I suggest start by at least researching trends in solar cycles, and how the solar energy output of the sun affects things. These changes have limited effect compared to CO2. Changes in solar irradiance caused some of the warming early last century, about 50%, as solar irradiance trended up.
Solar irradiance has not increased as a trend over the sum total of the last 50 years, as in the links below. Therefore its just impossible to see how the sun could be causing recent warming.
https://skepticalscience.com/solar-activity-sunspots-global-warming.htm
https://protonsforbreakfast.files.wordpress.com/2010/12/composite-total-solar-irradiance.gif
These graphs should be front and centre of any media article on climate change. Its really more important from a public perception of the issues than a lot of other stuff even the old ice core records. Obviously the first thing on peoples minds is could it be the sun, and they need to consider this graphical material. Any educators who read this website please give it consideration.
Marco says
Mr KIA: in part, yes. You do know that in 1930s the CO2 concentration was about 10% higher than it was pre-industrially, right?
And I guess you also know that solar activity hasn’t increased since at least the 1950s (and maybe even declined).
Right?
If not, you maybe want to stop showing your ignorance.
CCHolley says
Mr. KIA @195
The warming in the thirties was due to both an increase in CO2 forcing and an increase in solar irradiance. Since the 1970s solar has been declining so the current warming is highly likely all due to CO2 forcing. I believe you’ve been told this countless times. Appreciable warming requires a change in the energy balance. Any unforced natural variation is limited since it is simply due to a redistribution of heat within the system. Likely no more than plus or minus 0.15 degrees Celsius. Also, we know natural unforced variation is not causing the current warming trend because the total system is warming. The current energy imbalance caused by CO2 driving current warming is real and is measured TOA by satellites.
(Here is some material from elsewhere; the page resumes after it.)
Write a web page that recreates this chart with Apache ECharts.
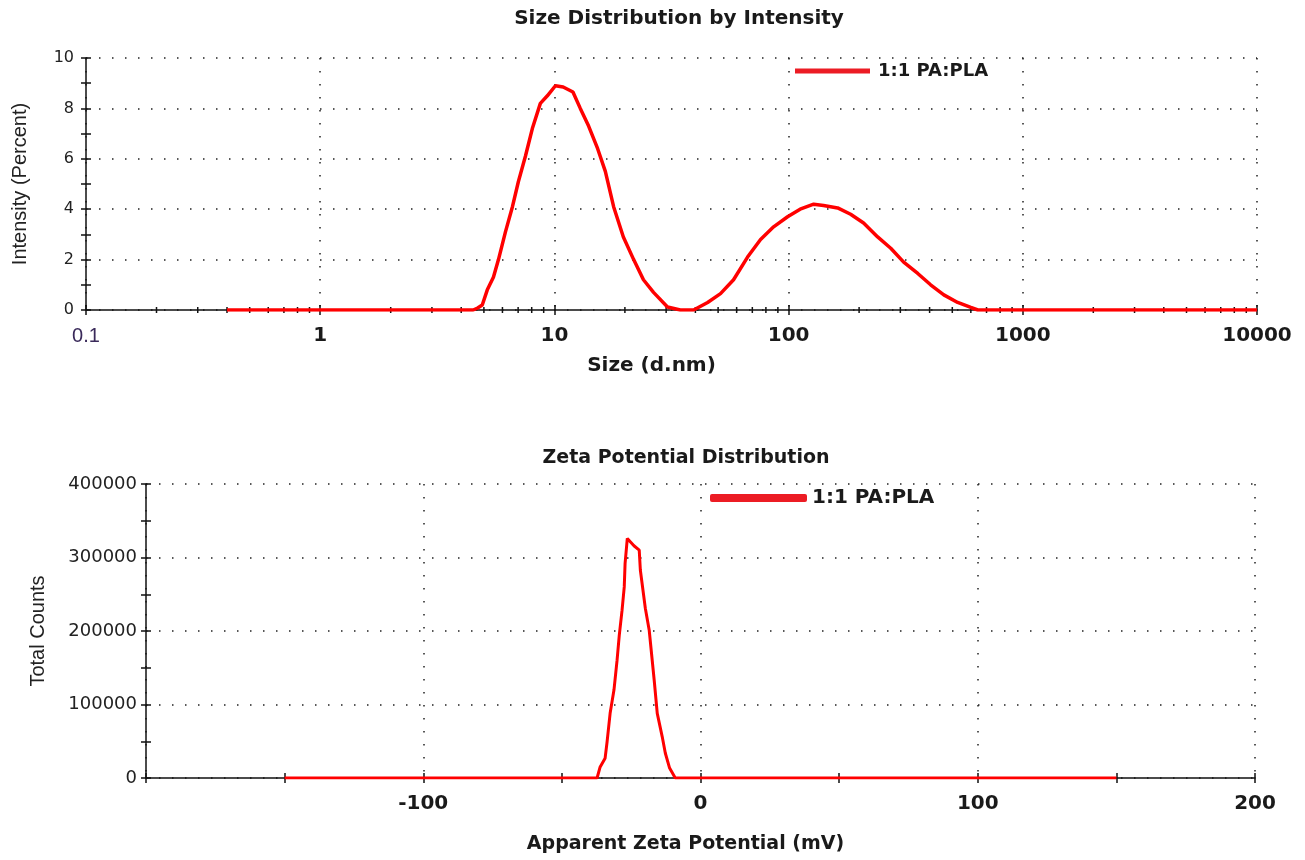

When are you going to make an attempt to learn what the science says instead of just grasping at straws?
Killian says
#152 MA Rodger said You do however @112 restate the comment made by the WSJ editorial concerning NOAA & UN IPCC findings, highlighting my assessment that the NOAA quote presented by WSJ is cherry-picked. This is evidently the case. The line quoted by WSJ “”It is premature to conclude that human activities … have already had a detectable impact on Atlantic hurricane or global tropical cyclone activity.” ignores the follow-on line which begins “That said, human activities may have already caused changes that are not yet detectable” and the reasons for this non-detection are then set out. How can the WSJ not be cherry-picking if they ignore a follow-on statement like this?… the WSJ editorial evidently misrepresents Mr Pielke Jr as being “no climate-change denier” when, as shown @85, Mr Pielke Jr evidently is a “climate-change denier.”
The WSJ editorial & Mr Pielke Jr’s messages are trying hard to say that the change in tropical cyclone activity is so small that it is not detectable, indeed that it doesn’t exist, something many WSJ readers would be reasured to hear
Ah, Pielke. I have called him on his soft denial for years. He’s played no small part in minimizing Climate Change in the minds of the monied.